** start **
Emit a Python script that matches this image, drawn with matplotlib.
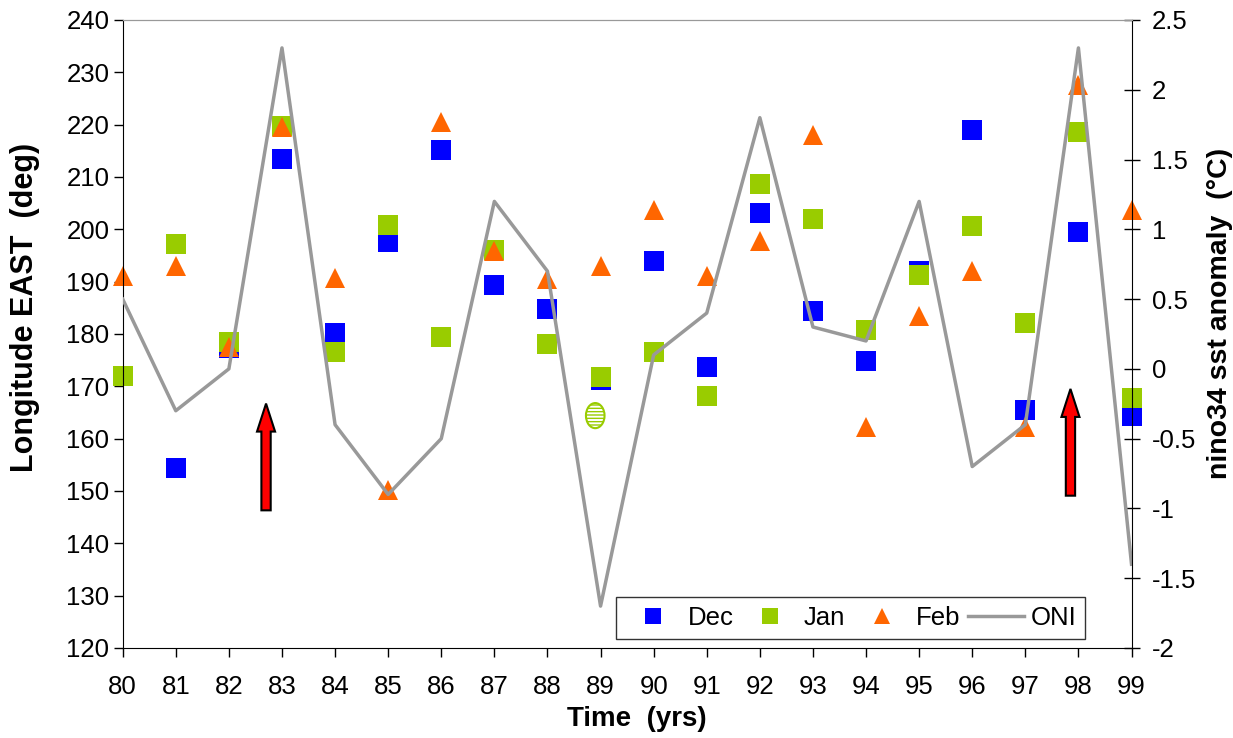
** end **
** start **
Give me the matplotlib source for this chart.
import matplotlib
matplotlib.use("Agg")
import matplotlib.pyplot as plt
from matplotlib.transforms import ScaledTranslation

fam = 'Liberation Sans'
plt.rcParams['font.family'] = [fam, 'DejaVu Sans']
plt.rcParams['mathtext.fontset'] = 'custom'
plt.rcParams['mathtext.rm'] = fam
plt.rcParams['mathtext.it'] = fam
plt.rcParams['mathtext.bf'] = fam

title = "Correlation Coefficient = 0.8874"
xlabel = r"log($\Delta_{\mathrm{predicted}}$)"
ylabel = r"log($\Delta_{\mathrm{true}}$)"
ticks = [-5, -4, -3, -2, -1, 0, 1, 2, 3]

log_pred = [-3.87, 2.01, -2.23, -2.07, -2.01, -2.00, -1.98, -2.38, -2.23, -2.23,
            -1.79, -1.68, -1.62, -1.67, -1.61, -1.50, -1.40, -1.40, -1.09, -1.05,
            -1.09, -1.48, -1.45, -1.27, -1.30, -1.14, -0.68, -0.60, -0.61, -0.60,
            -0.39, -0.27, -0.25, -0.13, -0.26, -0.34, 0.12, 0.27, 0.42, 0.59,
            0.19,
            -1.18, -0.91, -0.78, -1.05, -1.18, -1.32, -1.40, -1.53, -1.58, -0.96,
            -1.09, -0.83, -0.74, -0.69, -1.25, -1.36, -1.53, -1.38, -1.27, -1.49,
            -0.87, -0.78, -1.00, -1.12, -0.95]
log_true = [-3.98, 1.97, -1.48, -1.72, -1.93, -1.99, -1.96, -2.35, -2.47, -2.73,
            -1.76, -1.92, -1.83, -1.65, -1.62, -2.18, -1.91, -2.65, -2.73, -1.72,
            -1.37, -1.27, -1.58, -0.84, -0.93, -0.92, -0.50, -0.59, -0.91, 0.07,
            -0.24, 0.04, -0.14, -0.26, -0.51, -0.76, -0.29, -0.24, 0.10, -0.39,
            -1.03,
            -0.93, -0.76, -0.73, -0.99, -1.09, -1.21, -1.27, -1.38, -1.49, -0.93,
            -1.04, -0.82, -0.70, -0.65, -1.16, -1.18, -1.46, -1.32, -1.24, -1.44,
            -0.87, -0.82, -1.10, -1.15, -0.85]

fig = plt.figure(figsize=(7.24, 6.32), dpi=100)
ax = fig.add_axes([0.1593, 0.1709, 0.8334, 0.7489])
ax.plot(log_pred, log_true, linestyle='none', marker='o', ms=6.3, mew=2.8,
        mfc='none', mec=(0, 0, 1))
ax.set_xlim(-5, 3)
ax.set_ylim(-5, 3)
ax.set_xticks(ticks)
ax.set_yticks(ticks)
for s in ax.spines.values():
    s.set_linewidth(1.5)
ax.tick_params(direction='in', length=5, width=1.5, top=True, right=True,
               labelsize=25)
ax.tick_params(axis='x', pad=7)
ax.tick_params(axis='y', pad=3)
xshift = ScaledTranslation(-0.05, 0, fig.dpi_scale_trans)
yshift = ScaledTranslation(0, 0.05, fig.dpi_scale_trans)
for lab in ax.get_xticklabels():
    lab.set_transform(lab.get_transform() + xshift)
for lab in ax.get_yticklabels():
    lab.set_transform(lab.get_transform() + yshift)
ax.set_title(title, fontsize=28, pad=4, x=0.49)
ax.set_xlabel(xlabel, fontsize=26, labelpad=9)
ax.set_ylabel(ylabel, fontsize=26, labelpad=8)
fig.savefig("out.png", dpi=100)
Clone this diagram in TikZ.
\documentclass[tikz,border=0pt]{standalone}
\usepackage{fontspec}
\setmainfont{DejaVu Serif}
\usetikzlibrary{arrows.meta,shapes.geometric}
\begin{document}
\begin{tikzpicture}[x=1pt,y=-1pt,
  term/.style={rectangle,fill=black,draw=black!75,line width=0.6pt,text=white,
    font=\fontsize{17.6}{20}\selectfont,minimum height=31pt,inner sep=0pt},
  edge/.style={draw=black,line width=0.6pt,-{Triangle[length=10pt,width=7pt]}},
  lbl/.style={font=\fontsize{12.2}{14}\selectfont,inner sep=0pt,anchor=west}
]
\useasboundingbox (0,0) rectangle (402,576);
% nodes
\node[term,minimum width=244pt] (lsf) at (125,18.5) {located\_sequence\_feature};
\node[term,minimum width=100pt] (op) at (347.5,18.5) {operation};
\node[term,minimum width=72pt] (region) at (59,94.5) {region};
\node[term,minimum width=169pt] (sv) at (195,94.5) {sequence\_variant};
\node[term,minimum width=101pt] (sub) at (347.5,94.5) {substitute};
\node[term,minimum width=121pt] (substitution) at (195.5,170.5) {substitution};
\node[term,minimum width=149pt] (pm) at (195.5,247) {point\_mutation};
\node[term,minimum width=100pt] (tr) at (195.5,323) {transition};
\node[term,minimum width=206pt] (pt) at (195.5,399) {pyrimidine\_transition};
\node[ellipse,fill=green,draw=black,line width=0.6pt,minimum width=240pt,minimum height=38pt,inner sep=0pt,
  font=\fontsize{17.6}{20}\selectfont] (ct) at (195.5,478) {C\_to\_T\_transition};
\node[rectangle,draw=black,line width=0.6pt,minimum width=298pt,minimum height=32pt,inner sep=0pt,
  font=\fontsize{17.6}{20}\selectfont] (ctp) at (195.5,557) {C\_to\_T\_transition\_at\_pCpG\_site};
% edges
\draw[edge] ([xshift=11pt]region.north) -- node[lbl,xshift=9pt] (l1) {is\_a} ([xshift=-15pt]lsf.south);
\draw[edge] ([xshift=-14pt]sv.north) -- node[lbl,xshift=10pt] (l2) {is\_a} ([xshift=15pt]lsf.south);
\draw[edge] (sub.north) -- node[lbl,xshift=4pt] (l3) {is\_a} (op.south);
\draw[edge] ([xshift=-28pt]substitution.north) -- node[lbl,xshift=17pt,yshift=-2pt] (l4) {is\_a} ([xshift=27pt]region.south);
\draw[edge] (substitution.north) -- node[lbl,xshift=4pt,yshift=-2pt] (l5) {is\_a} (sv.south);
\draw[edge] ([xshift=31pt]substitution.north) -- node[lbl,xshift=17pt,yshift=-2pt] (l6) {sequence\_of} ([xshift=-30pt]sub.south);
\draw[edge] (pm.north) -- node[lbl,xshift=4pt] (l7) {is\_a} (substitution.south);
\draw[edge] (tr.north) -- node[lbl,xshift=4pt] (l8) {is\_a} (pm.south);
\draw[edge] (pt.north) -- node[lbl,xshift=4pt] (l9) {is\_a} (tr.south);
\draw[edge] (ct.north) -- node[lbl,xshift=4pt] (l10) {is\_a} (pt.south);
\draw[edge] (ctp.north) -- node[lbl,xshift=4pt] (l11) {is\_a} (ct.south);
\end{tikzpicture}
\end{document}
** end **
**What you need to do**
Pull out every line of the entries that includes the word "matplotlib".

**Reply to the task**
Emit a Python script that matches this image, drawn with matplotlib.
Give me the matplotlib source for this chart.
import matplotlib
matplotlib.use("Agg")
import matplotlib.pyplot as plt
from matplotlib.transforms import ScaledTranslation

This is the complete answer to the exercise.